Aim of the exercise: Word for word, transcribe the lines below and drop the pictures.
========================================
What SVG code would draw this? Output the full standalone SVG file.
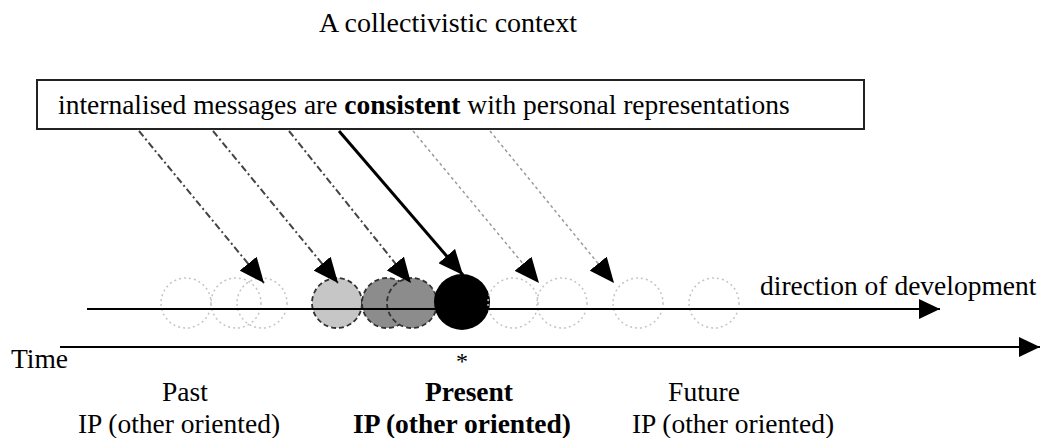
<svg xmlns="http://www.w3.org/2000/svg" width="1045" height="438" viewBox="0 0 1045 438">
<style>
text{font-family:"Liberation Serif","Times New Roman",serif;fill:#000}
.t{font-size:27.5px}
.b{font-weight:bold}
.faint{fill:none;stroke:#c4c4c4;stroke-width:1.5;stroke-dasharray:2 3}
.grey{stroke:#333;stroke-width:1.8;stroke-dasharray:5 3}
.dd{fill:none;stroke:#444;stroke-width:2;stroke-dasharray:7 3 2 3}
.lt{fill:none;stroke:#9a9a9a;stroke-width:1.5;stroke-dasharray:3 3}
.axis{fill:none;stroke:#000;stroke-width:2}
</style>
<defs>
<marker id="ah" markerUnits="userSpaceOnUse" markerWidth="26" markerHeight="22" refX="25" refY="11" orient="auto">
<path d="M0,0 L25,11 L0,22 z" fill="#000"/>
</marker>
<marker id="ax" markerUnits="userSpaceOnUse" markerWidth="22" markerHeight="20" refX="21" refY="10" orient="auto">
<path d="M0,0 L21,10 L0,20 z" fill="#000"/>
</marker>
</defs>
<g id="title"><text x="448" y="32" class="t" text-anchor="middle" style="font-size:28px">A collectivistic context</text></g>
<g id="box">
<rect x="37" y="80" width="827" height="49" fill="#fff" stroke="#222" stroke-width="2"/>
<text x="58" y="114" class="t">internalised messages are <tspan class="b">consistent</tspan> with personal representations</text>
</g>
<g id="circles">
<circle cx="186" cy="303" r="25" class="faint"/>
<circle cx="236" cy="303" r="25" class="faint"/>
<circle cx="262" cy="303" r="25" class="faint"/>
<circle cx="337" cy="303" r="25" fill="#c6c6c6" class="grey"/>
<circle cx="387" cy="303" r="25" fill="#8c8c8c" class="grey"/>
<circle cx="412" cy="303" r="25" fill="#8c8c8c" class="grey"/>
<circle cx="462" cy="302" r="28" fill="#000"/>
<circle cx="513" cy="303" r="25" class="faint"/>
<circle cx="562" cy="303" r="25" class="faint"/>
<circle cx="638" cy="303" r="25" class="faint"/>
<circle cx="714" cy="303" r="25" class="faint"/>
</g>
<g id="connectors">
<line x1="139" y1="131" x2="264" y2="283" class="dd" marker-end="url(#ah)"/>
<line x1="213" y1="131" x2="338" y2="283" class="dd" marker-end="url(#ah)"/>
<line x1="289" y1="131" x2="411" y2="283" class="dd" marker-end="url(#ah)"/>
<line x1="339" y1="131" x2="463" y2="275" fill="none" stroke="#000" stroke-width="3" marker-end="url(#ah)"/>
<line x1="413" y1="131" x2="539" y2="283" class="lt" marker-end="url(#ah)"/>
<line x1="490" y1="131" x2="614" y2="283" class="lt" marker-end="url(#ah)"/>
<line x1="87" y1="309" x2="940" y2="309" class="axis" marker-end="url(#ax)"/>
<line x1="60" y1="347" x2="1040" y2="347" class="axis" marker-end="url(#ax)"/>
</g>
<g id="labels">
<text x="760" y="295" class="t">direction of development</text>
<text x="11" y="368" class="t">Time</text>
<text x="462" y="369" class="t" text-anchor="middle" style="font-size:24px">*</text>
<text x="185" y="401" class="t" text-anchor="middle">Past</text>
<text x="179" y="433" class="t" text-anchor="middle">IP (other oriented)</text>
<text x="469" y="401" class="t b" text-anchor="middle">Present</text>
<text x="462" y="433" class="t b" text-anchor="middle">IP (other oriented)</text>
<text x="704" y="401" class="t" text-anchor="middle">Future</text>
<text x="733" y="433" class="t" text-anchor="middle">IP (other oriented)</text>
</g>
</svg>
========================================
Answer to this task:
What SVG code would draw this? Output the full standalone SVG file.
<svg xmlns="http://www.w3.org/2000/svg" width="1045" height="438" viewBox="0 0 1045 438">
<style>
text{font-family:"Liberation Serif","Times New Roman",serif;fill:#000}
.t{font-size:27.5px}
.b{font-weight:bold}
.faint{fill:none;stroke:#c4c4c4;stroke-width:1.5;stroke-dasharray:2 3}
.grey{stroke:#333;stroke-width:1.8;stroke-dasharray:5 3}
.dd{fill:none;stroke:#444;stroke-width:2;stroke-dasharray:7 3 2 3}
.lt{fill:none;stroke:#9a9a9a;stroke-width:1.5;stroke-dasharray:3 3}
.axis{fill:none;stroke:#000;stroke-width:2}
</style>
<defs>
<marker id="ah" markerUnits="userSpaceOnUse" markerWidth="26" markerHeight="22" refX="25" refY="11" orient="auto">
<path d="M0,0 L25,11 L0,22 z" fill="#000"/>
</marker>
<marker id="ax" markerUnits="userSpaceOnUse" markerWidth="22" markerHeight="20" refX="21" refY="10" orient="auto">
<path d="M0,0 L21,10 L0,20 z" fill="#000"/>
</marker>
</defs>
<g id="title"><text x="448" y="32" class="t" text-anchor="middle" style="font-size:28px">A collectivistic context</text></g>
<g id="box">
<rect x="37" y="80" width="827" height="49" fill="#fff" stroke="#222" stroke-width="2"/>
<text x="58" y="114" class="t">internalised messages are <tspan class="b">consistent</tspan> with personal representations</text>
</g>
<g id="circles">
<circle cx="186" cy="303" r="25" class="faint"/>
<circle cx="236" cy="303" r="25" class="faint"/>
<circle cx="262" cy="303" r="25" class="faint"/>
<circle cx="337" cy="303" r="25" fill="#c6c6c6" class="grey"/>
<circle cx="387" cy="303" r="25" fill="#8c8c8c" class="grey"/>
<circle cx="412" cy="303" r="25" fill="#8c8c8c" class="grey"/>
<circle cx="462" cy="302" r="28" fill="#000"/>
<circle cx="513" cy="303" r="25" class="faint"/>
<circle cx="562" cy="303" r="25" class="faint"/>
<circle cx="638" cy="303" r="25" class="faint"/>
<circle cx="714" cy="303" r="25" class="faint"/>
</g>
<g id="connectors">
<line x1="139" y1="131" x2="264" y2="283" class="dd" marker-end="url(#ah)"/>
<line x1="213" y1="131" x2="338" y2="283" class="dd" marker-end="url(#ah)"/>
<line x1="289" y1="131" x2="411" y2="283" class="dd" marker-end="url(#ah)"/>
<line x1="339" y1="131" x2="463" y2="275" fill="none" stroke="#000" stroke-width="3" marker-end="url(#ah)"/>
<line x1="413" y1="131" x2="539" y2="283" class="lt" marker-end="url(#ah)"/>
<line x1="490" y1="131" x2="614" y2="283" class="lt" marker-end="url(#ah)"/>
<line x1="87" y1="309" x2="940" y2="309" class="axis" marker-end="url(#ax)"/>
<line x1="60" y1="347" x2="1040" y2="347" class="axis" marker-end="url(#ax)"/>
</g>
<g id="labels">
<text x="760" y="295" class="t">direction of development</text>
<text x="11" y="368" class="t">Time</text>
<text x="462" y="369" class="t" text-anchor="middle" style="font-size:24px">*</text>
<text x="185" y="401" class="t" text-anchor="middle">Past</text>
<text x="179" y="433" class="t" text-anchor="middle">IP (other oriented)</text>
<text x="469" y="401" class="t b" text-anchor="middle">Present</text>
<text x="462" y="433" class="t b" text-anchor="middle">IP (other oriented)</text>
<text x="704" y="401" class="t" text-anchor="middle">Future</text>
<text x="733" y="433" class="t" text-anchor="middle">IP (other oriented)</text>
</g>
</svg>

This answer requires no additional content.